29 Jan 2018 16:42 GMT
Cathode makers seek alternatives to cobalt, nickel

Frankfurt, 29 January (Argus) — Concerns over rising prices and falling supply are putting pressure on battery cathode manufacturers to substitute their cobalt and nickel content, delegates heard today at the Advanced Automotive Battery Conference in Mainz, Germany.

"Cobalt availability is the biggest concern for us, as there is already a short-term supply shortage," cathode manufacturer BASF's senior vice-president, Hartmann Leube, said. "But nickel supply concerns us in the medium term, as only a quarter of ore can meet the standards required for processing into nickel sulphate for cathode production."

BASF expects to offset nickel supply concerns in the medium term, having formed a strategic relationship with Russia's Norilsk Nickel. But it will look to recycling initiatives after 2030 to secure additional supplies.

The company plans to increase the efficiency of the cobalt portions of its nickel-cobalt-manganese (NCM) cathodes in the near term. It will assess the viability of cutting the content to 10pc from 20pc before 2025. "The real holy grail would be to reduce cobalt," Leube said.

But this would involve higher costs after 2025, as the composition of the cathode material would shift to up to 80pc nickel, 10pc cobalt and 10pc manganese. Nickel prices could become too high, as BASF forecasts electric vehicles to account for up to half of nickel demand by 2025.

The firm aims to create "manganese-rich" cathodes in the longer term to reduce the quantity of nickel and cobalt in its NCM cathodes significantly. But this will require extensive costly research and development.

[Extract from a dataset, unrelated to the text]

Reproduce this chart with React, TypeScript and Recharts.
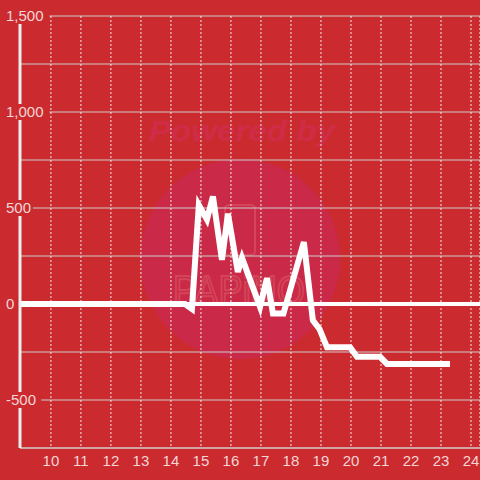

Delegates at the conference were uncertain that cobalt and nickel content will successfully be eliminated, with no clear timeframe from cathode manufacturers for the introduction of newer technologies. Cathode manufacturers will have to accept rising prices and supply bottlenecks for cobalt and nickel in the short term.

But US-based lithium producer FMC aims to expand research into silicon-bearing cathodes. And it has near-term plans to raise the nickel content in its cathodes, global commercial manager for new product development Marina Yakovleva said.

FMC expects transport to represent more than 90pc of global demand for lithium hydroxide by 2025. Hydroxide is favoured over lithium carbonate in batteries that use more nickel in the cathode, Yakovleva said.

BASF estimates that the global market for cathode materials nickel, cobalt and manganese will climb to 413,000 t/yr in 2025 from 219,000t last year. The overall share of energy generated from lithium-ion batteries in electric vehicles will rise to 161 GWh/yr by 2020 from 50GWh in 2016, it said.